*Work to do*. From the first line of the data below through the line bearing "(13,160) -- (618,160);", reproduce each line exactly; do not include pictures.

— START Data segment —

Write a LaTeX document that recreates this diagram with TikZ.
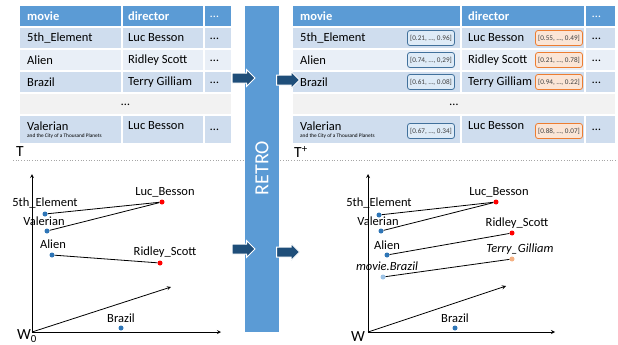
\documentclass[tikz,border=0pt]{standalone}
\usepackage{fontspec}
\setmainfont{Carlito}
\usetikzlibrary{
		positioning,
		shapes.arrows,
		arrows.meta
	}
\definecolor{hdrblue}{HTML}{5B9BD5}
\definecolor{rowdark}{HTML}{CFDDEE}
\definecolor{rowlight}{HTML}{E9EFF7}
\definecolor{rowgray}{HTML}{F2F2F2}
\definecolor{arrowblue}{HTML}{1F4E79}
\definecolor{ptblue}{HTML}{2E75B6}
\definecolor{ptred}{HTML}{FF0000}
\definecolor{ptlblue}{HTML}{9DC3E6}
\definecolor{ptorange}{HTML}{F4B183}
\definecolor{vecfill}{HTML}{DEEBF7}
\definecolor{vecdraw}{HTML}{41719C}
\definecolor{embfill}{HTML}{FBE5D6}
\definecolor{embdraw}{HTML}{ED7D31}
\tikzset{
		>=stealth
	}

\begin{document}
\begin{tikzpicture}[x=1pt, y=-1pt,
		txt/.style={anchor=west, inner sep=0pt, font=\fontsize{12.5}{14}\selectfont},
		hdr/.style={txt, text=white, font=\fontsize{12.5}{14}\selectfont\bfseries},
		tiny/.style={anchor=west, inner sep=0pt, font=\fontsize{5.3}{6}\selectfont},
		vecbox/.style={draw=vecdraw, fill=vecfill, rounded corners=2.5pt, line width=0.8pt, minimum width=47pt, minimum height=15pt, inner sep=0pt, text=black!75, font=\fontsize{7.2}{8}\selectfont},
		embbox/.style={vecbox, draw=embdraw, fill=embfill},
		blockarrow/.style={single arrow, fill=arrowblue, draw=white, line width=1pt, minimum height=23pt, single arrow head extend=3.5pt, inner xsep=0pt, inner ysep=4.5pt},
		pt/.style={circle, fill=ptblue, inner sep=0pt, minimum size=5pt},
		redpt/.style={pt, fill=ptred},
		lbl/.style={inner sep=0pt, font=\fontsize{12.5}{14}\selectfont},
		big/.style={inner sep=0pt, font=\fontsize{15.5}{17}\selectfont},
		link/.style={line width=0.8pt},
		axis/.style={->, line width=0.8pt}]
		\useasboundingbox (0,0) rectangle (618,345);

		% separator
		\draw[gray!70, dotted, line width=0.7pt] (13,160) -- (618,160);

		% left table T
		\foreach \ya/\yb/\c in {6/26/hdrblue, 28/48/rowdark, 50/70/rowlight, 72/92/rowdark, 116/143/rowdark} {
			\fill[\c] (20,\ya) rectangle (121,\yb);
			\fill[\c] (122.5,\ya) rectangle (203,\yb);
			\fill[\c] (204.5,\ya) rectangle (231,\yb);
		}
		\fill[rowgray] (20,94) rectangle (231,114);
		\node[hdr] (lmovie) at (27,16) {movie};
		\node[hdr] (ldir) at (128,16) {director};
		\node[txt, text=white] (ldots) at (210,17) {…};
		\node[txt] (lm1) at (27,38) {5th\_Element};
		\node[txt] (ld1) at (128,38) {Luc Besson};
		\node[txt] (lm2) at (27,60) {Alien};
		\node[txt] (ld2) at (128,60) {Ridley Scott};
		\node[txt] (lm3) at (27,82) {Brazil};
		\node[txt] (ld3) at (128,82) {Terry Gilliam};
		\node[txt] (lm5) at (27,126) {Valerian};
		\node[tiny] (lm5sub) at (27,136.5) {and the City of a Thousand Planets};
		\node[txt] (ld5) at (128,126) {Luc Besson};
		\foreach \y [count=\i] in {39,61,83,130} {
			\node[txt] (le\i) at (210,\y) {…};
		}
		\node[lbl] (lrow4) at (125.5,105) {…};
		\node[big, anchor=west] (tlab) at (16,152) {T};

		% right table T+
		\foreach \ya/\yb/\c in {6/26/hdrblue, 28/48/rowdark, 50/70/rowlight, 72/92/rowdark, 116/143/rowdark} {
			\fill[\c] (293,\ya) rectangle (460,\yb);
			\fill[\c] (462,\ya) rectangle (584,\yb);
			\fill[\c] (586,\ya) rectangle (615,\yb);
		}
		\fill[rowgray] (293,94) rectangle (615,114);
		\node[hdr] (rmovie) at (300,16) {movie};
		\node[hdr] (rdir) at (468,16) {director};
		\node[txt, text=white] (rdots) at (592,17) {…};
		\node[txt] (rm1) at (300,38) {5th\_Element};
		\node[txt] (rd1) at (468,38) {Luc Besson};
		\node[txt] (rm2) at (300,60) {Alien};
		\node[txt] (rd2) at (468,60) {Ridley Scott};
		\node[txt] (rm3) at (300,82) {Brazil};
		\node[txt] (rd3) at (468,82) {Terry Gilliam};
		\node[txt] (rm5) at (300,126) {Valerian};
		\node[tiny] (rm5sub) at (300,136.5) {and the City of a Thousand Planets};
		\node[txt] (rd5) at (468,126) {Luc Besson};
		\foreach \y [count=\i] in {39,61,83,130} {
			\node[txt] (re\i) at (592,\y) {…};
		}
		\node[lbl] (rrow4) at (454,105) {…};
		\node[vecbox] (v1) at (431,38) {[0.21, …, 0.96]};
		\node[vecbox] (v2) at (431,60) {[0.74, …, 0,29]};
		\node[vecbox] (v3) at (431,82) {[0.61, …, 0.08]};
		\node[vecbox] (v5) at (431,131) {[0.67, …, 0.34]};
		\node[embbox] (e1) at (559,38) {[0.55, …, 0.49]};
		\node[embbox] (e2) at (559,60) {[0.21, …, 0.78]};
		\node[embbox] (e3) at (559,82) {[0.94, …, 0.22]};
		\node[embbox] (e5) at (559,131) {[0.88, …, 0.07]};
		\node[big, anchor=west] (tplab) at (294,152) {T\textsuperscript{+}};

		% RETRO bar and arrows
		\fill[hdrblue] (245,6) rectangle (279,332);
		\node[rotate=90, text=white, inner sep=0pt, font=\fontsize{20}{22}\selectfont] (retro) at (262,168) {RETRO};
		\node[blockarrow] (ain1) at (241,78) {};
		\node[blockarrow] (aout1) at (285.5,80) {};
		\node[blockarrow] (ain2) at (241,249) {};
		\node[blockarrow] (aout2) at (285.5,252) {};

		% left space W0
		\coordinate (lo) at (32,332);
		\draw[axis] (lo) -- (32,174);
		\draw[axis] (lo) -- (221,332);
		\node[big] (w0) at (27,336) {W\textsubscript{0}};
		\node[pt] (l5th) at (45,214) {};
		\node[pt] (lval) at (47,231) {};
		\node[pt] (lali) at (52,255) {};
		\node[redpt] (lluc) at (162,202) {};
		\node[redpt] (lrid) at (160,263) {};
		\node[pt] (lbra) at (121,328) {};
		\node[lbl] (l5thlab) at (45,203) {5th\_Element};
		\node[lbl] (lvallab) at (44,221) {Valerian};
		\node[lbl] (lalilab) at (53,244) {Alien};
		\node[lbl] (lluclab) at (165,192) {Luc\_Besson};
		\node[lbl] (lridlab) at (165,252) {Ridley\_Scott};
		\node[lbl] (lbralab) at (121,318) {Brazil};
		\draw[link] (l5th) -- (lluc);
		\draw[link] (lval) -- (lluc);
		\draw[link] (lali) -- (lrid);
		\draw[axis] (lo) -- (171,287);

		% right space W
		\coordinate (ro) at (368,332);
		\draw[axis] (ro) -- (368,174);
		\draw[axis] (ro) -- (555,332);
		\node[big] (w) at (358,337) {W};
		\node[pt] (r5th) at (379,215) {};
		\node[pt] (rval) at (381,231) {};
		\node[pt] (rali) at (387,255) {};
		\node[pt, fill=ptlblue] (rmbra) at (383,277) {};
		\node[redpt] (rluc) at (496,202) {};
		\node[redpt] (rrid) at (512,233) {};
		\node[pt, fill=ptorange] (rter) at (512,259) {};
		\node[pt] (rbra) at (455,328) {};
		\node[lbl] (r5thlab) at (379,203) {5th\_Element};
		\node[lbl] (rvallab) at (378,221) {Valerian};
		\node[lbl] (ralilab) at (387,245) {Alien};
		\node[lbl, font=\fontsize{12.5}{14}\selectfont\itshape] (rmbralab) at (387,266) {movie.Brazil};
		\node[lbl] (rluclab) at (499,192) {Luc\_Besson};
		\node[lbl] (rridlab) at (517,223) {Ridley\_Scott};
		\node[lbl, font=\fontsize{12.5}{14}\selectfont\itshape] (rterlab) at (520,249) {Terry\_Gilliam};
		\node[lbl] (rbralab) at (455,318) {Brazil};
		\draw[link] (r5th) -- (rluc);
		\draw[link] (rval) -- (rluc);
		\draw[link] (rali) -- (rrid);
		\draw[link] (rmbra) -- (rter);
		\draw[axis] (ro) -- (506,286);
	\end{tikzpicture}
\end{document}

— END Data segment —

*Response for this exercise*.
Write a LaTeX document that recreates this diagram with TikZ.
\documentclass[tikz,border=0pt]{standalone}
\usepackage{fontspec}
\setmainfont{Carlito}
\usetikzlibrary{
		positioning,
		shapes.arrows,
		arrows.meta
	}
\definecolor{hdrblue}{HTML}{5B9BD5}
\definecolor{rowdark}{HTML}{CFDDEE}
\definecolor{rowlight}{HTML}{E9EFF7}
\definecolor{rowgray}{HTML}{F2F2F2}
\definecolor{arrowblue}{HTML}{1F4E79}
\definecolor{ptblue}{HTML}{2E75B6}
\definecolor{ptred}{HTML}{FF0000}
\definecolor{ptlblue}{HTML}{9DC3E6}
\definecolor{ptorange}{HTML}{F4B183}
\definecolor{vecfill}{HTML}{DEEBF7}
\definecolor{vecdraw}{HTML}{41719C}
\definecolor{embfill}{HTML}{FBE5D6}
\definecolor{embdraw}{HTML}{ED7D31}
\tikzset{
		>=stealth
	}

\begin{document}
\begin{tikzpicture}[x=1pt, y=-1pt,
		txt/.style={anchor=west, inner sep=0pt, font=\fontsize{12.5}{14}\selectfont},
		hdr/.style={txt, text=white, font=\fontsize{12.5}{14}\selectfont\bfseries},
		tiny/.style={anchor=west, inner sep=0pt, font=\fontsize{5.3}{6}\selectfont},
		vecbox/.style={draw=vecdraw, fill=vecfill, rounded corners=2.5pt, line width=0.8pt, minimum width=47pt, minimum height=15pt, inner sep=0pt, text=black!75, font=\fontsize{7.2}{8}\selectfont},
		embbox/.style={vecbox, draw=embdraw, fill=embfill},
		blockarrow/.style={single arrow, fill=arrowblue, draw=white, line width=1pt, minimum height=23pt, single arrow head extend=3.5pt, inner xsep=0pt, inner ysep=4.5pt},
		pt/.style={circle, fill=ptblue, inner sep=0pt, minimum size=5pt},
		redpt/.style={pt, fill=ptred},
		lbl/.style={inner sep=0pt, font=\fontsize{12.5}{14}\selectfont},
		big/.style={inner sep=0pt, font=\fontsize{15.5}{17}\selectfont},
		link/.style={line width=0.8pt},
		axis/.style={->, line width=0.8pt}]
		\useasboundingbox (0,0) rectangle (618,345);

		% separator
		\draw[gray!70, dotted, line width=0.7pt] (13,160) -- (618,160);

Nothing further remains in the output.